We don’t want this information so we can lowball our candidates. We ask so we can identify what standard of living they have been at and if we have an opportunity that will create a step-up from what they’re used to. It’s important to dig into more than just their base salary. The goal is understanding overall compensation, which can include cash incentives, other benefits that are monetary or not, like 401K matching, company car, phone, PTO, expense accounts, and anything else that can be viewed as a benefit or item of compensation.
We believe strongly in being fair. No matter what position we are dealing with. The goal is to always ask questions about salary history until we believe we have a clear and concise understanding of the other person’s needs and desires for compensation.
If what they are asking for matches with their skills, experience and, in general, with what they bring to the table AND your company can afford to pay them this amount, then you know what you can reasonably offer your candidates. These questions allow you to truly evaluate whether your candidate is likely to be a long-term fit with your company or not.
SUMming it Up
So, in addition to advertising salary in a job ad, you must strongly consider salary history as heavily as you would previous experience.
Requiring a salary history makes little sense for lower-level positions though, and is most typical for higher-level roles. It can also be a good way to understand what competitors are really offering to their candidates.
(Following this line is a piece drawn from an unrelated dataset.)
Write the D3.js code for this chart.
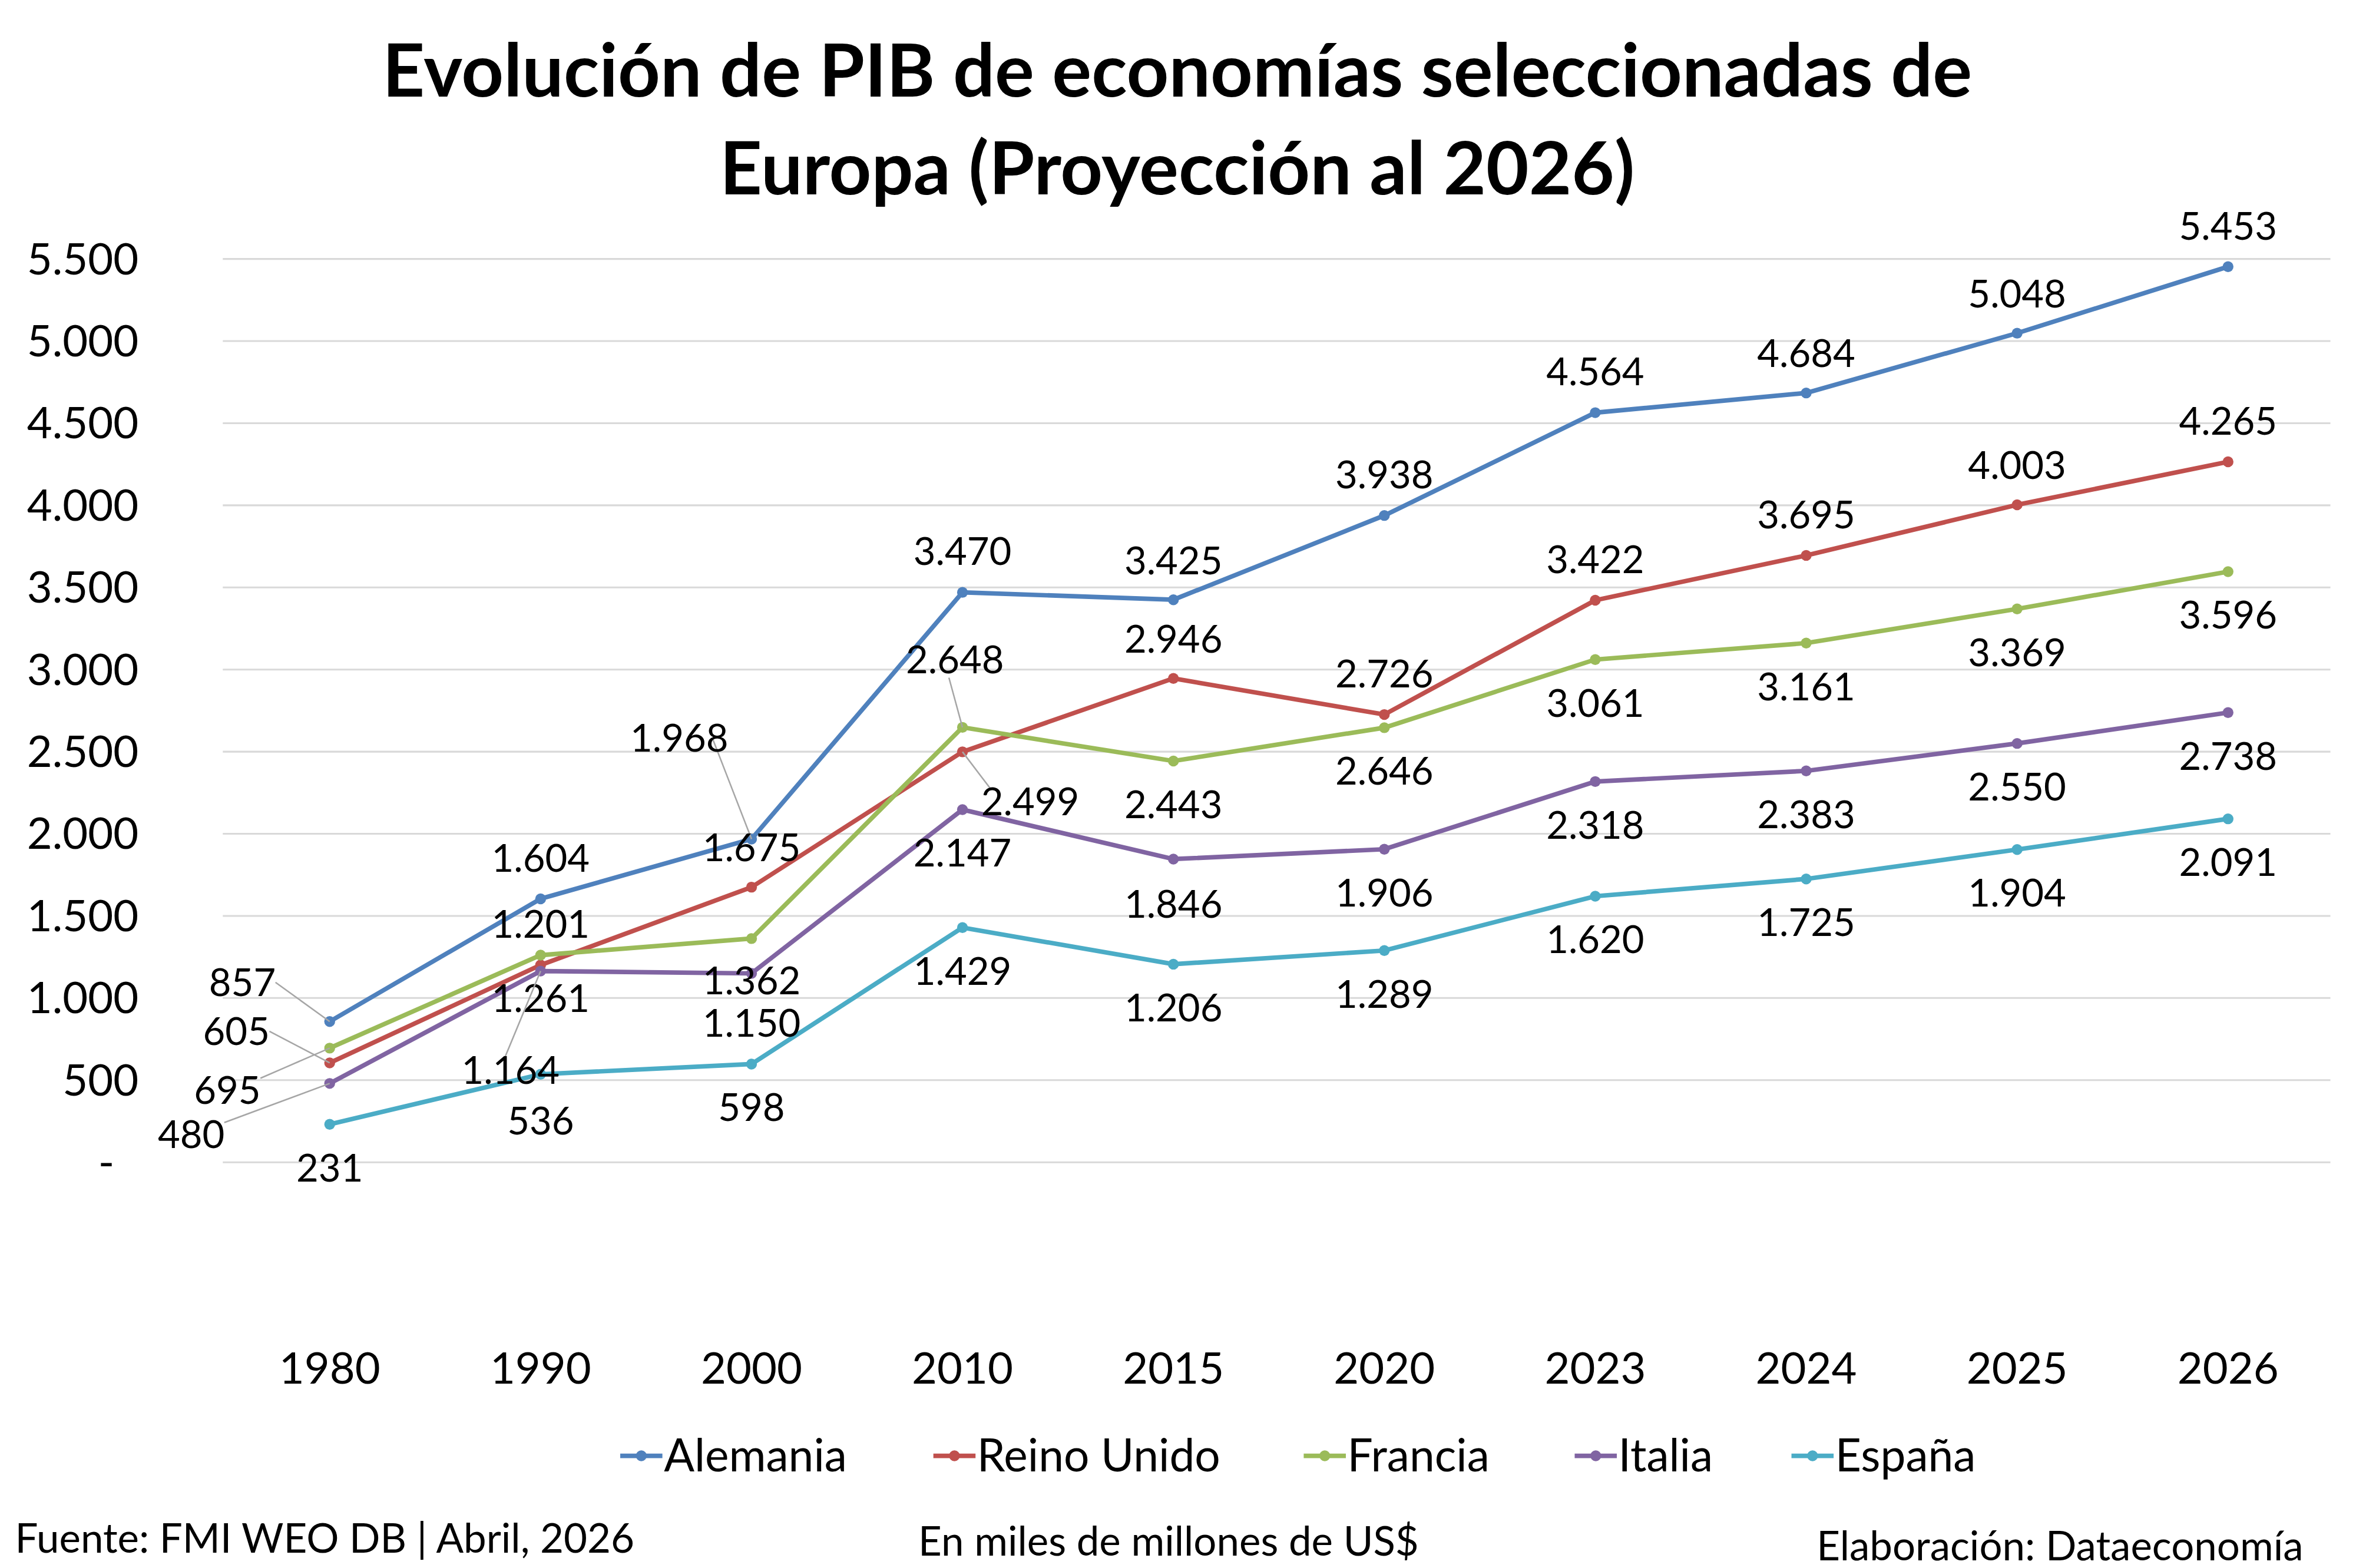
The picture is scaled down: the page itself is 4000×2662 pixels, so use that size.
<!DOCTYPE html>
<html><head><meta charset="utf-8">
<script src="https://cdn.jsdelivr.net/npm/d3@7"></script>
<style>body{margin:0;background:#fff}</style></head>
<body><div id="c"></div>
<script>
const years = ["1980","1990","2000","2010","2015","2020","2023","2024","2025","2026"];
const seriesNames = ["Alemania","Reino Unido","Francia","Italia","España"];
const colors = ["#4F81BD","#C0504D","#9BBB59","#8064A2","#4BACC6"];
const alemania = [857,1604,1968,3470,3425,3938,4564,4684,5048,5453];
const reinoUnido = [605,1201,1675,2499,2946,2726,3422,3695,4003,4265];
const francia = [695,1261,1362,2648,2443,2646,3061,3161,3369,3596];
const italia = [480,1164,1150,2147,1846,1906,2318,2383,2550,2738];
const espana = [231,536,598,1429,1206,1289,1620,1725,1904,2091];
const yTicks = [0,500,1000,1500,2000,2500,3000,3500,4000,4500,5000,5500];
const values = [alemania,reinoUnido,francia,italia,espana];

// label offsets (dx, dy) and optional leader line per series/point — layout only
const labelPos = [
 [[-58,-26,1],[0,-27],[-48,-67,1],[0,-27],[0,-26],[0,-27],[0,-27],[0,-26],[0,-26],[0,-27]],
 [[-62,-21,1],[0,-27],[0,-26],[45,33,1],[0,-26],[0,-27],[0,-27],[0,-27],[0,-26],[0,-27]],
 [[-68,28,1],[0,29],[0,28],[-5,-45,1],[0,29],[0,29],[0,29],[0,29],[0,29],[0,29]],
 [[-92,34,1],[-20,66,1],[0,33],[0,29],[0,30],[0,29],[0,29],[0,29],[0,29],[0,29]],
 [[0,29],[0,31],[0,29],[0,29],[0,29],[0,29],[0,29],[0,29],[0,29],[0,29]]
];

const W=1565, H=2662*1565/4000;
const svg=d3.select("#c").append("svg").attr("width",4000).attr("height",2662)
  .attr("viewBox",`0 0 ${W} ${H}`).style("font-family","Lato, 'Open Sans', sans-serif");
svg.append("rect").attr("width",W).attr("height",H).attr("fill","#fff");

const x=d3.scalePoint().domain(years).range([219,1480]);
const y=d3.scaleLinear().domain([0,5500]).range([772,172]);
const fmt=v=>v===0?"-":d3.format(",")(v).replace(/,/g,".");

svg.append("g").selectAll("line").data(yTicks).join("line")
  .attr("x1",148).attr("x2",1548).attr("y1",d=>y(d)).attr("y2",d=>y(d))
  .attr("stroke","#d9d9d9").attr("stroke-width",1.2);
svg.append("g").selectAll("text").data(yTicks).join("text")
  .attr("x",d=>d===0?76:92).attr("y",d=>y(d)).attr("dy","0.35em").attr("text-anchor","end")
  .attr("font-size",29).attr("fill","#000").text(fmt);
svg.append("g").selectAll("text").data(years).join("text")
  .attr("x",d=>x(d)).attr("y",909).attr("dy","0.35em").attr("text-anchor","middle")
  .attr("font-size",29).text(d=>d);

svg.append("text").attr("x",782).attr("y",47).attr("dy","0.35em").attr("text-anchor","middle")
  .attr("font-size",49).attr("font-weight","bold").text("Evolución de PIB de economías seleccionadas de");
svg.append("text").attr("x",782).attr("y",112).attr("dy","0.35em").attr("text-anchor","middle")
  .attr("font-size",49).attr("font-weight","bold").text("Europa (Proyección al 2026)");

const line=d3.line().x((d,i)=>x(years[i])).y(d=>y(d));
values.forEach((vals,s)=>{
  const g=svg.append("g");
  g.append("path").attr("d",line(vals)).attr("fill","none").attr("stroke",colors[s]).attr("stroke-width",3);
  g.selectAll("circle").data(vals).join("circle").attr("cx",(d,i)=>x(years[i])).attr("cy",d=>y(d))
    .attr("r",3.6).attr("fill",colors[s]);
});
values.forEach((vals,s)=>{
  vals.forEach((v,i)=>{
    const [dx,dy,lead]=labelPos[s][i];
    const px=x(years[i]), py=y(v), lx=px+dx, ly=py+dy;
    if(lead){
      const sx = dx<0 ? lx+ (Math.abs(dx)>20?22:-4) : lx-26;
      const sy = ly + (dy<0?(Math.abs(dx)>20?0:12):-8);
      svg.append("polyline").attr("points",`${sx},${sy} ${sx+ (px-sx)*0.35},${sy+(py-sy)*0.35} ${px},${py}`)
        .attr("fill","none").attr("stroke","#a6a6a6").attr("stroke-width",1);
    }
    svg.append("text").attr("x",lx).attr("y",ly).attr("dy","0.35em").attr("text-anchor","middle")
      .attr("font-size",25.5).text(fmt(v));
  });
});

const legX=[412,620,866,1046,1190];
seriesNames.forEach((n,s)=>{
  const g=svg.append("g").attr("transform",`translate(${legX[s]},967)`);
  g.append("line").attr("x1",0).attr("x2",28).attr("stroke",colors[s]).attr("stroke-width",3);
  g.append("circle").attr("cx",14).attr("r",3.6).attr("fill",colors[s]);
  g.append("text").attr("x",29).attr("dy","0.35em").attr("font-size",30).text(n);
});
svg.append("text").attr("x",10).attr("y",1022).attr("dy","0.35em").attr("font-size",27).text("Fuente: FMI WEO DB | Abril, 2026");
svg.append("text").attr("x",610).attr("y",1024).attr("dy","0.35em").attr("font-size",27).text("En miles de millones de US$");
svg.append("text").attr("x",1530).attr("y",1027).attr("dy","0.35em").attr("text-anchor","end").attr("font-size",27).text("Elaboración: Dataeconomía");
</script></body></html>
With this knowledge, you can pick a starting point for negotiations or understand what a candidate is likely to expect in your industry for your position.
Remember to fairly assess what the candidate will bring to the company. Don’t just match or offer a rate slightly above their previous salary, even if it was a similar position. Employees who feel underpaid and undervalued will be less productive and look elsewhere more quickly.
Consider setting a target range based on the role and what you’ve learned about the candidate. Once you’ve done this, take a look at their salary history and check for extreme deviations.
The decision to post or not to post a salary range is up to you. Once you’ve posted a few job descriptions, assess what effect you think posting or not posting a range has had on candidate’s expectations and behavior. You can then see how altering your practices for advertising salary affects your overall process.